Monday, November 28, 2011

SEEK IN SILENCE

SEEK IN SILENCE

 

Once, Emperor Akbar was sitting in a mosque, reading the Koran. He posted his guards before the mosque because he wanted absolute peace. At some point during his reading he glanced out the window and saw a young woman running desperately back and forth. She seemed to be looking for someone or something.


Suddenly, this young woman entered the mosque and began to search. In her desperation to find whatever she was looking for, she did not see the emperor and tripped over him as he sat, bumping him so hard that the Koran flew out of his hands and landed on the floor.


Akbar was so disturbed that he called for his guards: "Bring me that young woman!"


When the guards brought the woman before him, Akbar was furious: "Before I have you hanged, tell me what you were so preoccupied with that you did not even notice when you ran over me."


The woman shook with fear to hear her death sentence. But then she collected herself and said: "My dear emperor, please excuse me, but I was searching for my lover. I had heard that he had come to town, and because I love him, I was so fixed on finding him that I was looking everywhere without seeing anyone or anything else. I did not mean to offend you."
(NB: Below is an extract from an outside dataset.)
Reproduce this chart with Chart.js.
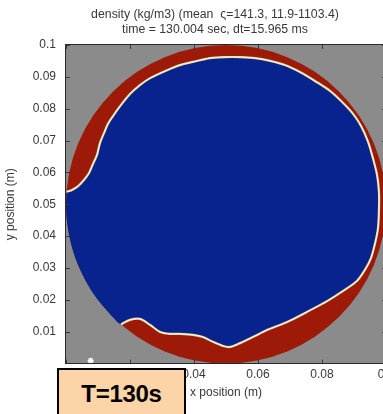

This made Akbar even angrier: "How dare you disturb me while I am reading the holy Koran. Looking for a lover. Hang her immediately."


Since she had nothing left to lose, the young woman spoke out: "Dear emperor, may I ask you whether you were actually reading the Koran? If I am so attentive to searching for my lover—who is, after all, merely a mortal man—that I cannot see anything or anyone else, how much more fixed would you be if you were actually searching for the supreme lover, God? If you had actually been reading the Koran, you would not have noticed my tripping over you. So I think you were not actually reading but were only making a show of it."


Akbar saw the woman's point and set her free.